== Problem description ==
For the material that follows, return exactly the lines from the one with "Generate a LaTeX" through the one with "(0,0) rectangle (968,632);", both ends included.

== Given records ==
☆ ☆ ☆ ☆
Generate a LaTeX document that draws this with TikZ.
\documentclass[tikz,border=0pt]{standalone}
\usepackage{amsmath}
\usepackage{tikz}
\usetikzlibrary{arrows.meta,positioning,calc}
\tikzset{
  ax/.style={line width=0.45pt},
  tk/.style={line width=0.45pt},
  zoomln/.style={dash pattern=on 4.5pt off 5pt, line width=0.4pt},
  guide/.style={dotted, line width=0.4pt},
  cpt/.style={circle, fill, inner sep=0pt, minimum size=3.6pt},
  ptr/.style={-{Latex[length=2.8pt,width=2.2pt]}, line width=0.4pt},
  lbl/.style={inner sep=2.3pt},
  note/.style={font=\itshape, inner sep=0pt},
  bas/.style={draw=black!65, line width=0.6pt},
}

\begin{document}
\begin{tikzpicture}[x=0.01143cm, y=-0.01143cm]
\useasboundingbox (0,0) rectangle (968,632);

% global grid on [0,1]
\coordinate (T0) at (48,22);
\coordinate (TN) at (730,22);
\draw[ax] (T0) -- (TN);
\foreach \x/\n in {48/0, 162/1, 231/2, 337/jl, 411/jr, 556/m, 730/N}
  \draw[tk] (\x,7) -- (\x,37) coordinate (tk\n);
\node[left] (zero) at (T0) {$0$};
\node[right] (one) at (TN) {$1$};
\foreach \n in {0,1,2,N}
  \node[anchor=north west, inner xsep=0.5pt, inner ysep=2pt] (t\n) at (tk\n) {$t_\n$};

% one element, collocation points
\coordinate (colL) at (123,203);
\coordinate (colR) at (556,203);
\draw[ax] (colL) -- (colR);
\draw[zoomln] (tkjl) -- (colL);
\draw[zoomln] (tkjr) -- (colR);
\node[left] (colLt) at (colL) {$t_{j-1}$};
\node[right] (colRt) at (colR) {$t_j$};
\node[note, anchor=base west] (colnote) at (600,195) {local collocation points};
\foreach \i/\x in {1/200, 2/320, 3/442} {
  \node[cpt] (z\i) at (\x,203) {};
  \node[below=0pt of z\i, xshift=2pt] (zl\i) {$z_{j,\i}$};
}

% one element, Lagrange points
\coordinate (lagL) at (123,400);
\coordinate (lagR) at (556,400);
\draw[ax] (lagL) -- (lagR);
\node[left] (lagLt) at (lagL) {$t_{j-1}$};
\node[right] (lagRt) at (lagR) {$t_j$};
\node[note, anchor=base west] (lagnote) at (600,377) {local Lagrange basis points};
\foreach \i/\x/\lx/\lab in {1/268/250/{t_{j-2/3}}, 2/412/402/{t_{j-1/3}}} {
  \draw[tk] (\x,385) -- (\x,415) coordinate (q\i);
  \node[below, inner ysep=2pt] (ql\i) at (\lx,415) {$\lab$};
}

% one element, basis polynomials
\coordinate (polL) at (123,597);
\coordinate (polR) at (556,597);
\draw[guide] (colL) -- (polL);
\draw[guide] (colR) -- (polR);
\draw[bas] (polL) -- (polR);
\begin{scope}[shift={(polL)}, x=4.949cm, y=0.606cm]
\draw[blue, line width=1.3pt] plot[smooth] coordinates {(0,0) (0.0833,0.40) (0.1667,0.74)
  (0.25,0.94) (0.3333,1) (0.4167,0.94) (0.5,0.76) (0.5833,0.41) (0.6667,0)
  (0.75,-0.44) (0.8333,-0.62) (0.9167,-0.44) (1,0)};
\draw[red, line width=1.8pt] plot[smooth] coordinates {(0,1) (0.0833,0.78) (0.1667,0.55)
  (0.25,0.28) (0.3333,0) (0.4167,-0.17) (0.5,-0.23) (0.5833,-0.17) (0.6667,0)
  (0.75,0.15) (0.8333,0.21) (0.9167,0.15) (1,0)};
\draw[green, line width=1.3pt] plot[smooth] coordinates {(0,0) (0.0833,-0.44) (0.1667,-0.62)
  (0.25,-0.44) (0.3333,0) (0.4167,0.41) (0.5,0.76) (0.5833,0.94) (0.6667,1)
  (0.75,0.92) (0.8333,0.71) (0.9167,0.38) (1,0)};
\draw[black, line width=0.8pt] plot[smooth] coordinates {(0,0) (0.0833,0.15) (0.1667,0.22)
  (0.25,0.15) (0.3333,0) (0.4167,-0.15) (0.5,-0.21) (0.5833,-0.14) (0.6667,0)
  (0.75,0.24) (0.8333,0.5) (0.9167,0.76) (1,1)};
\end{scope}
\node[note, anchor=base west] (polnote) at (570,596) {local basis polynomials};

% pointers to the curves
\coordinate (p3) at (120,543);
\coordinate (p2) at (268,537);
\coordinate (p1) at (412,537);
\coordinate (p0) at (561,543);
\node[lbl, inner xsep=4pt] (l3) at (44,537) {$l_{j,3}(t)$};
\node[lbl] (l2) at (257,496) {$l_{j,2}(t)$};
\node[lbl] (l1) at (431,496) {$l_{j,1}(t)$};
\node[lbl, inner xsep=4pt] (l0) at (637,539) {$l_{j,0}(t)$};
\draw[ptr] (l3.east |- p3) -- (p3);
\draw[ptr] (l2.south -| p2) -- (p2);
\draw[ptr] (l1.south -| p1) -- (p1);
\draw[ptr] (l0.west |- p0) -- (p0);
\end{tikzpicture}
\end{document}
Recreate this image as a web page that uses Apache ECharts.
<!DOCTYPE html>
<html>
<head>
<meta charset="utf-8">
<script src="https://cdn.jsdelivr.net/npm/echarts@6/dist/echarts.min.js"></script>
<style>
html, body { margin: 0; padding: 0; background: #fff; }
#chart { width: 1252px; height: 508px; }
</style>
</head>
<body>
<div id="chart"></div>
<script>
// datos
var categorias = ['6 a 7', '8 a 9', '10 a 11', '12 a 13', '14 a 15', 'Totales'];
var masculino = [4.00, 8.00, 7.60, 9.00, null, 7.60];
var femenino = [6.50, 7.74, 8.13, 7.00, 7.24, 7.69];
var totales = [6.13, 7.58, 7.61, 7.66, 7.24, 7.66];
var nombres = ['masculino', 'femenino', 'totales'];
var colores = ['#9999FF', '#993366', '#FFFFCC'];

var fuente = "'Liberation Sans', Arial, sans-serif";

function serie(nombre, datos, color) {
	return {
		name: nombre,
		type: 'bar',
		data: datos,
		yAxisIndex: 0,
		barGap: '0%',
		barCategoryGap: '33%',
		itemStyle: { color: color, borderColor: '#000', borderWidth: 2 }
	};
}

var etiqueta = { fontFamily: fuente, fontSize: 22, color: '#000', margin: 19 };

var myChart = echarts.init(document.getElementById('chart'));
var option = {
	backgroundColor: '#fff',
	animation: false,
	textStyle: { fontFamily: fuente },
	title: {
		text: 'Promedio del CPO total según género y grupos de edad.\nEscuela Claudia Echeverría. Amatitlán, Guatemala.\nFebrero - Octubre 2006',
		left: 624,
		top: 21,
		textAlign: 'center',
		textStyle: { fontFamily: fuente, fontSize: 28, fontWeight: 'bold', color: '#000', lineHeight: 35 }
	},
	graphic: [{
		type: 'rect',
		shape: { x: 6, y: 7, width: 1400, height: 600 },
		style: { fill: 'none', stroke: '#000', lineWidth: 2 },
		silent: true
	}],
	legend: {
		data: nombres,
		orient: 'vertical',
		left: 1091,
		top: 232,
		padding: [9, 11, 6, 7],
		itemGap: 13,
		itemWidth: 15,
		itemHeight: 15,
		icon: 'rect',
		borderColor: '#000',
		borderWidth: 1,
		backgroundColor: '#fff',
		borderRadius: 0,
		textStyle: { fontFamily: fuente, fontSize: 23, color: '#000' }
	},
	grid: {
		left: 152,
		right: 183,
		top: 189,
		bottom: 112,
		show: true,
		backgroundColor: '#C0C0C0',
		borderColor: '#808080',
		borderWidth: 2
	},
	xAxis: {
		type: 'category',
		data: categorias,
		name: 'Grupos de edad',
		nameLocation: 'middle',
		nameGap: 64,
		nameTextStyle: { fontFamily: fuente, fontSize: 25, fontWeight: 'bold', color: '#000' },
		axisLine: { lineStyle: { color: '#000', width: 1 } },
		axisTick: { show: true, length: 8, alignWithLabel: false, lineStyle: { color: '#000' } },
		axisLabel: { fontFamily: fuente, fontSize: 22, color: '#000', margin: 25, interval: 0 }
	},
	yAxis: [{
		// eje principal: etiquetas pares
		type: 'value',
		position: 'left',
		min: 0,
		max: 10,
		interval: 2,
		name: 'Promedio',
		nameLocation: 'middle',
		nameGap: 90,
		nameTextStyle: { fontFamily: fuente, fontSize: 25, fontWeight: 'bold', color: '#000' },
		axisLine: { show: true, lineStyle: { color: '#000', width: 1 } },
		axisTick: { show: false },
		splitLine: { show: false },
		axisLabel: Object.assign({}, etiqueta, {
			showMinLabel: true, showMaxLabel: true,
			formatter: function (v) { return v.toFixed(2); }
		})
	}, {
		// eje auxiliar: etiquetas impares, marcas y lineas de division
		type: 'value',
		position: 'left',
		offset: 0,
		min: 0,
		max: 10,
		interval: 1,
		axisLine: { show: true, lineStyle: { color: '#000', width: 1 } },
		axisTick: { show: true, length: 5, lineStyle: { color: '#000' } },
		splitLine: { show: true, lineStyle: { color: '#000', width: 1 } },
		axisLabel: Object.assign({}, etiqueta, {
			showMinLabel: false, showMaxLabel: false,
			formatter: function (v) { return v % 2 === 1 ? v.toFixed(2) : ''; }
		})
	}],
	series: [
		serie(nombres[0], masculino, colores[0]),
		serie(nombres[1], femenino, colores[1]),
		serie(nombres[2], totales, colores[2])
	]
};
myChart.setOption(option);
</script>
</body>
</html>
☆ ☆ ☆ ☆
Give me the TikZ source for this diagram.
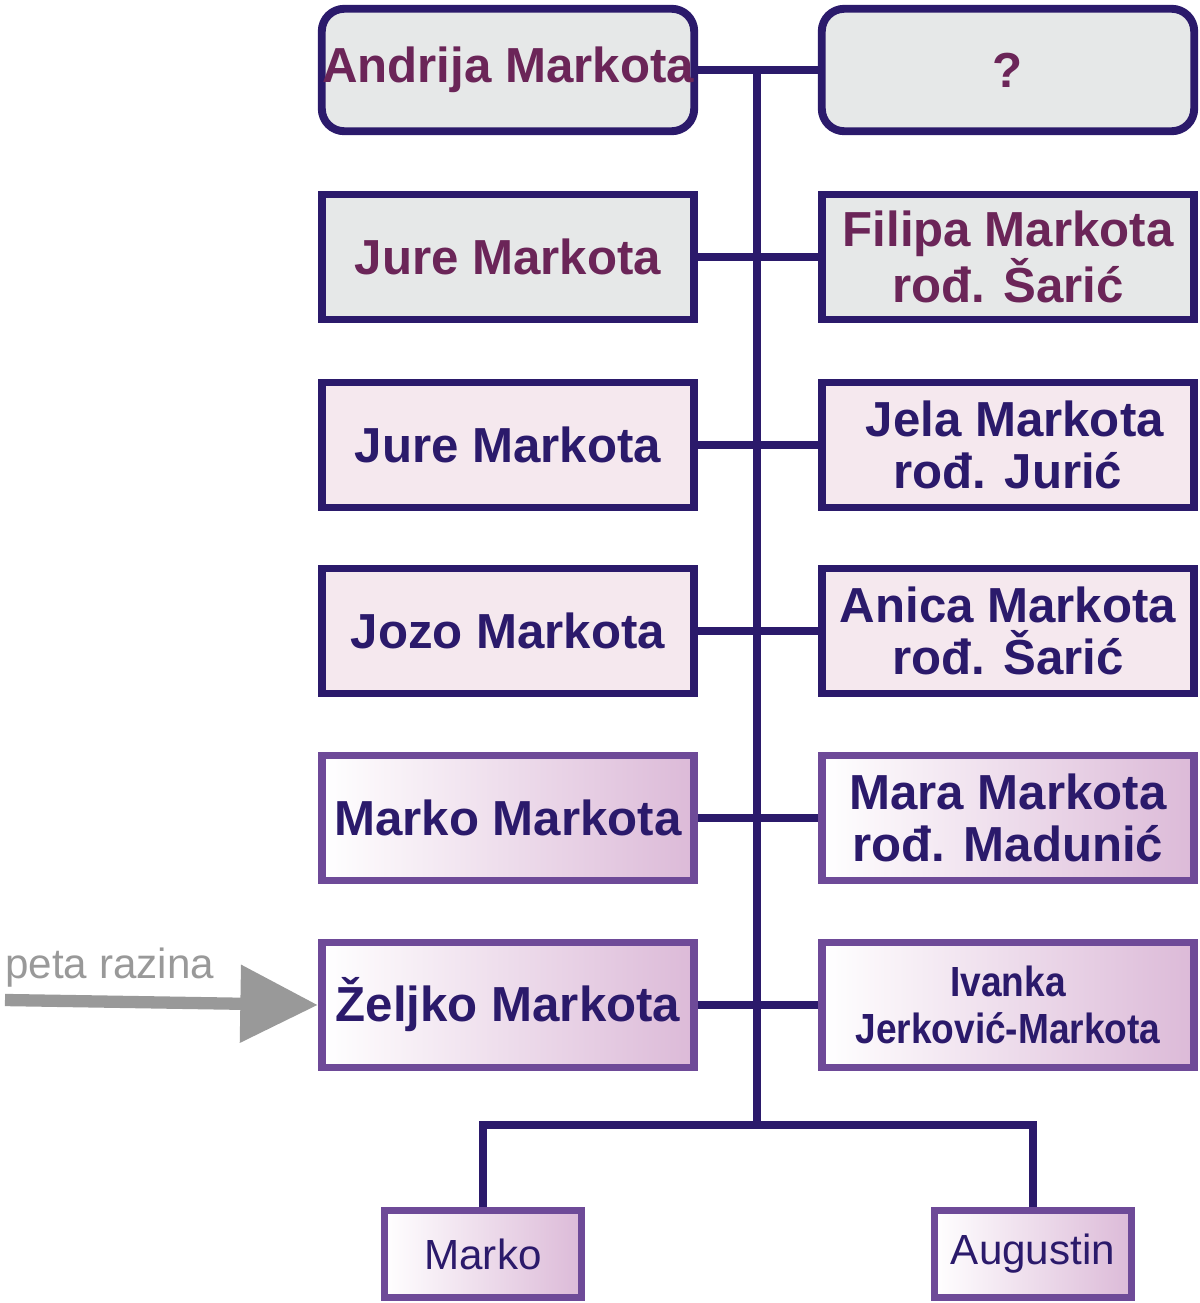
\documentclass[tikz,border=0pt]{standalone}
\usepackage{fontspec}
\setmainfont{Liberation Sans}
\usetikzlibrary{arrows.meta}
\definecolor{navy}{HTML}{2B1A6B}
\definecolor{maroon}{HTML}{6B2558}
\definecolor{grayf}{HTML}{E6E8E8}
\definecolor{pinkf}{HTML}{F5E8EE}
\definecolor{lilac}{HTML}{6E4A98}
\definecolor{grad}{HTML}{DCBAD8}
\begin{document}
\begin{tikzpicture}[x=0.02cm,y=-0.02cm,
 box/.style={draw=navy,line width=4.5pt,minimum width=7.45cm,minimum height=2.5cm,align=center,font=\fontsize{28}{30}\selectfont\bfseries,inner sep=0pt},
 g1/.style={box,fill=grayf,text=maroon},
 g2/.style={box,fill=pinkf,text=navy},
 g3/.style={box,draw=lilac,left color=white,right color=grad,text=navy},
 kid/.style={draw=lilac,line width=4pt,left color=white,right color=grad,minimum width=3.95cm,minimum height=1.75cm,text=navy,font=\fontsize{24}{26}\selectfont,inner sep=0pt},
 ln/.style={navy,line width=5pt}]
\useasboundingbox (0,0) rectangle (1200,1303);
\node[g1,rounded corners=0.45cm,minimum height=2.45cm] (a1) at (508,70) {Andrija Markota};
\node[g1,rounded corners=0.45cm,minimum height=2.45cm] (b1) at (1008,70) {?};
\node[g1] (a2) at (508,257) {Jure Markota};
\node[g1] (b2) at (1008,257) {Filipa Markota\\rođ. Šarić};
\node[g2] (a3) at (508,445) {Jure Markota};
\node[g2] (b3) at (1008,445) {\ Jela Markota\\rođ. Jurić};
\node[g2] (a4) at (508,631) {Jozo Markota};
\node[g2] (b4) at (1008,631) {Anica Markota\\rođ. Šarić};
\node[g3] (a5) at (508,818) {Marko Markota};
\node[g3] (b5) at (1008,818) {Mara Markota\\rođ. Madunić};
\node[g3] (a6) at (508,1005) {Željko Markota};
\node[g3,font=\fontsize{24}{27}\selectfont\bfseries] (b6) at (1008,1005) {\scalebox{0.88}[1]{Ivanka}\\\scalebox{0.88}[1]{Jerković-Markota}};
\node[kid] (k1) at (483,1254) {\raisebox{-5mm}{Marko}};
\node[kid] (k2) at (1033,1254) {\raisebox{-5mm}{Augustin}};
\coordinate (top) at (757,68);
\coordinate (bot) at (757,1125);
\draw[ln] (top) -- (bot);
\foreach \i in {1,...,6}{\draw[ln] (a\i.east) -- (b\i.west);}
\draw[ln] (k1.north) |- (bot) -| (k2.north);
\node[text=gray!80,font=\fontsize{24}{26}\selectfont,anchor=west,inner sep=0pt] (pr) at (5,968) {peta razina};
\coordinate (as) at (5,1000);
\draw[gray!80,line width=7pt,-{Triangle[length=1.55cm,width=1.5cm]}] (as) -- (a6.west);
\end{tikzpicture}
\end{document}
☆ ☆ ☆ ☆
== Result of this task ==
Generate a LaTeX document that draws this with TikZ.
\documentclass[tikz,border=0pt]{standalone}
\usepackage{amsmath}
\usepackage{tikz}
\usetikzlibrary{arrows.meta,positioning,calc}
\tikzset{
  ax/.style={line width=0.45pt},
  tk/.style={line width=0.45pt},
  zoomln/.style={dash pattern=on 4.5pt off 5pt, line width=0.4pt},
  guide/.style={dotted, line width=0.4pt},
  cpt/.style={circle, fill, inner sep=0pt, minimum size=3.6pt},
  ptr/.style={-{Latex[length=2.8pt,width=2.2pt]}, line width=0.4pt},
  lbl/.style={inner sep=2.3pt},
  note/.style={font=\itshape, inner sep=0pt},
  bas/.style={draw=black!65, line width=0.6pt},
}

\begin{document}
\begin{tikzpicture}[x=0.01143cm, y=-0.01143cm]
\useasboundingbox (0,0) rectangle (968,632);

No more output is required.